Why Apple’s Stock Is Struggling Thanks To A DOJ Lawsuit Against Google?

It has come out that Google pays out around $18 billion to be the default search engine on Apple devices.

We wrote about this a few weeks ago and argued in favor of the general idea that the payment could go the way of the dinosaurs and disappear from Apple's annual earnings.

Our piece was a warning: Apple can still be a great company but make less many.

You can read our old work here.

There are three important takeaways here:

  1. This revenue is important for Apple's bottomline.

  2. The iPhone company is hopeless to really influence the outcome of the legal proceedings.

  3. The government might have a point.

The removal of this income stream would be a significant loss for Apple, we claimed. Anything short of a deep recession or a major war would be difficult to really bother the Cupertino giant but losing ~$20 billion in steady revenue could do it.

What might be even more significant is the simple fact that Apple isn't even a defendant in this case.

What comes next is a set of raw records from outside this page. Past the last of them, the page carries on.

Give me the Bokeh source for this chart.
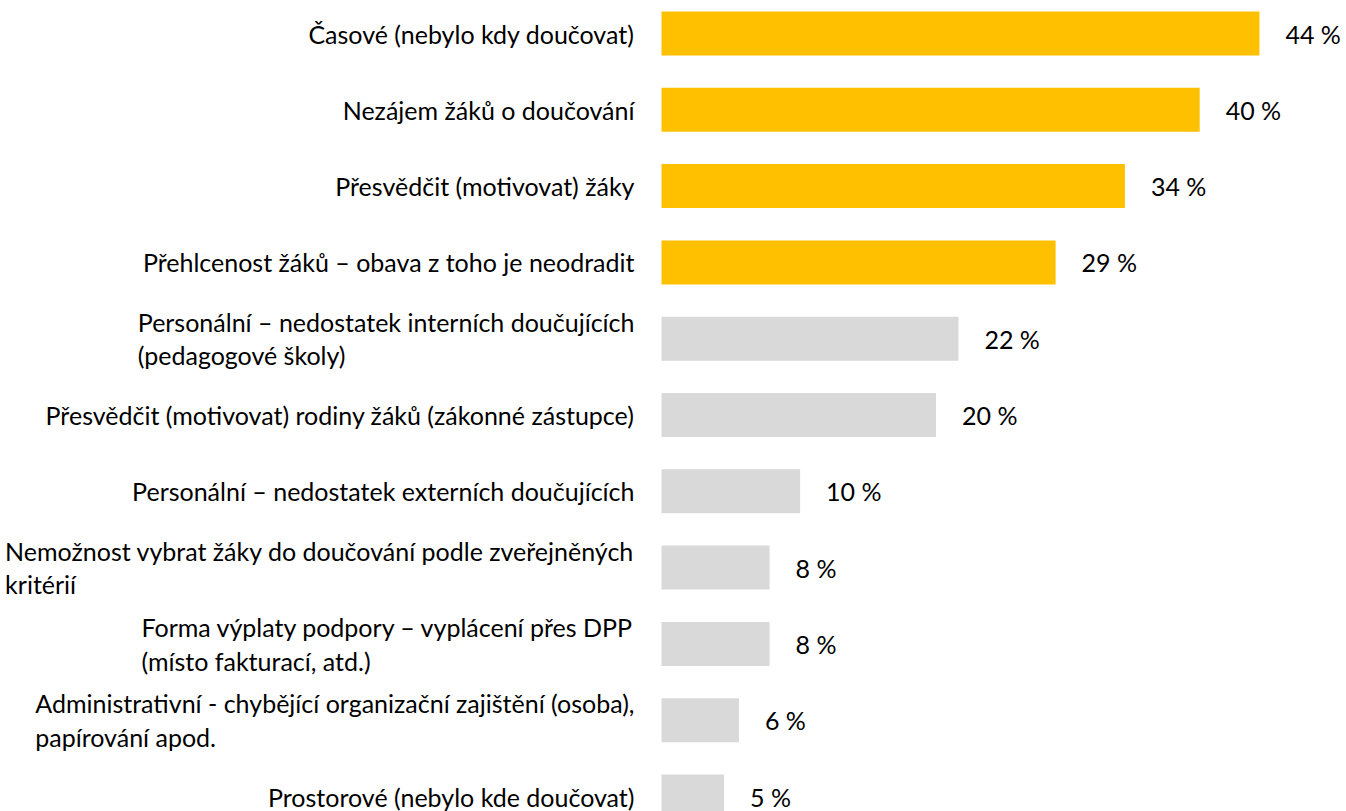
from bokeh.plotting import figure
from bokeh.models import ColumnDataSource, Range1d
from bokeh.core.properties import value
from bokeh.embed import file_html
from bokeh.resources import INLINE

categories = [
    "Časové (nebylo kdy doučovat)",
    "Nezájem žáků o doučování",
    "Přesvědčit (motivovat) žáky",
    "Přehlcenost žáků – obava z toho je neodradit",
    "Personální – nedostatek interních doučujících\n(pedagogové školy)",
    "Přesvědčit (motivovat) rodiny žáků (zákonné zástupce)",
    "Personální – nedostatek externích doučujících",
    "Nemožnost vybrat žáky do doučování podle zveřejněných\nkritérií",
    "Forma výplaty podpory – vyplácení přes DPP\n(místo fakturací, atd.)",
    "Administrativní - chybějící organizační zajištění (osoba),\npapírování apod.",
    "Prostorové (nebylo kde doučovat)",
]
values = [44.0, 39.6, 34.1, 29.0, 21.85, 20.2, 10.2, 7.95, 7.95, 5.7, 4.6]
pct_labels = ["44 %", "40 %", "34 %", "29 %", "22 %", "20 %", "10 %", "8 %", "8 %", "6 %", "5 %"]
highlighted = [True, True, True, True, False, False, False, False, False, False, False]

YELLOW = "#FFC000"
GRAY = "#D9D9D9"
FONT = "Lato"

W, H = 1346, 811
px_per_unit = 13.59
x0_page = 661
x_start = -x0_page / px_per_unit
x_end = (W - x0_page) / px_per_unit

spacing = 76.3
first_center = 33
y_top = -first_center / spacing
y_bottom = (H - first_center) / spacing

idx = list(range(len(categories)))
src = ColumnDataSource(dict(
    y=idx,
    v=values,
    cat=categories,
    lab=pct_labels,
    color=[YELLOW if h else GRAY for h in highlighted],
    zero=[0] * len(idx),
))

p = figure(width=W, height=H, output_backend="svg", toolbar_location=None,
           x_range=Range1d(x_start, x_end), y_range=Range1d(y_bottom, y_top),
           min_border=0, outline_line_color=None)
p.axis.visible = False
p.grid.visible = False

p.hbar(y="y", left=0, right="v", height=44 / spacing, color="color",
       line_color=None, source=src)

p.text(x="zero", y="y", text="cat", source=src, x_offset=-27,
       anchor=value("center_right"), text_align="left", text_baseline="middle",
       text_font=value(FONT), text_font_size="25px", text_color="#000000",
       text_line_height=1.12)

p.text(x="v", y="y", text="lab", source=src, x_offset=26,
       text_align="left", text_baseline="middle",
       text_font=value(FONT), text_font_size="25px", text_color="#000000")

open("out.html", "w").write(file_html(p, INLINE))
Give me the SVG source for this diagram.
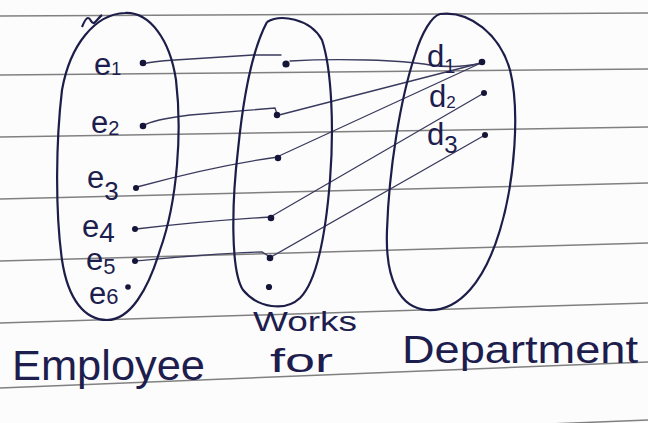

Their lack of involvement really underlines their plight:

One of the most powerful, wealthy and sophisticated companies on earth is, quite literally, watching helplessly from the sidelines as the government disputes the merits of a significant source of income.

Lastly, we have been pretty critical of government antitrust efforts but this might be an exception. There is little doubt that, on the face of it, paying to be the default search provider is pretty awkward. If Google search is so great, why must they pay Apple to be the exclusive provider? And if there is an auction to decide the search provider then why isn't it more open?

You can see the obvious problem here....$18 billion a year is a lot of money to pay for something that is supposed to be hugely desirable for the end consumer.

Paying a princely sum to be the exclusive provider of search strongly suggests that this about minimizing competition rather than improving the consumer experience.

Even the vibes are becoming more unpleasant. The judge in this case, Amit Mehta, is less and less open to the argument that information around these payments is privileged and needs to remains confidential.

In fact, he seems to believe that these arrangements should be far more transparent and out in the open. That, of course, is a bad sign for Google but even worse for Apple that has used the lack of public available knowledge about these arrangements to their advantage.

It is one thing to make an unseemly amount of money. It is quite another to be able to keep it hidden because, overall, you make so much elsewhere.

You can almost feel their lawyers squirming through the screen, can't you?

We aren't so sure the payment will be found illegal but we also aren't positive it will matter for a simple reason:

Apple may already be deciding that it will need to come up with another strategy for search. Some subset of this steady revenue will likely be lost.

If the "services" portion of Apple's revenue is under the threat, how about their other business units?

Well, we got information there as well. Apple reported earnings this week and there was also bad news on that front.

Their fourth quarter earnings beat analyst expectations for sales and earnings per share, but the company also revealed that overall sales fell for the fourth quarter in a row.

  • Every hardware business unit outside of the iPhone declined year over year, with big falls in the iPad and Mac product lines.

  • iPhone sales jumped higher on the back of the sale of new devices but were on a declining trend overall.

  • The bright spot was, ironically, the services business which leapt by 16%. As we have already discussed, a large chunk of this segment is under threat as the DOJ case against Alphabet progresses.

The takeaway is that Apple is being squeezed from both sides. Its hardware businesses are experiencing a cyclical slowdown as the global consumer is less robust. Meanwhile, the computer giant's strongly growing and countercyclical services business risks losing some or all of its largest customer's revenue.

This is why we feel even greater conviction in the idea that, incredibly, Apple could be a great candidate to be excluded from your portfolio.

It is just too difficult to envision the company's shares recovering to make new highs any time soon.

One insight might be that Apple reported that it will pay a dividend of 24 cents per share this month and said the company had spent $25 billion during the quarter on share repurchases and dividends.

That is pretty juice but all of this could be under threat if the services revenue plummets in the months or quarters ahead.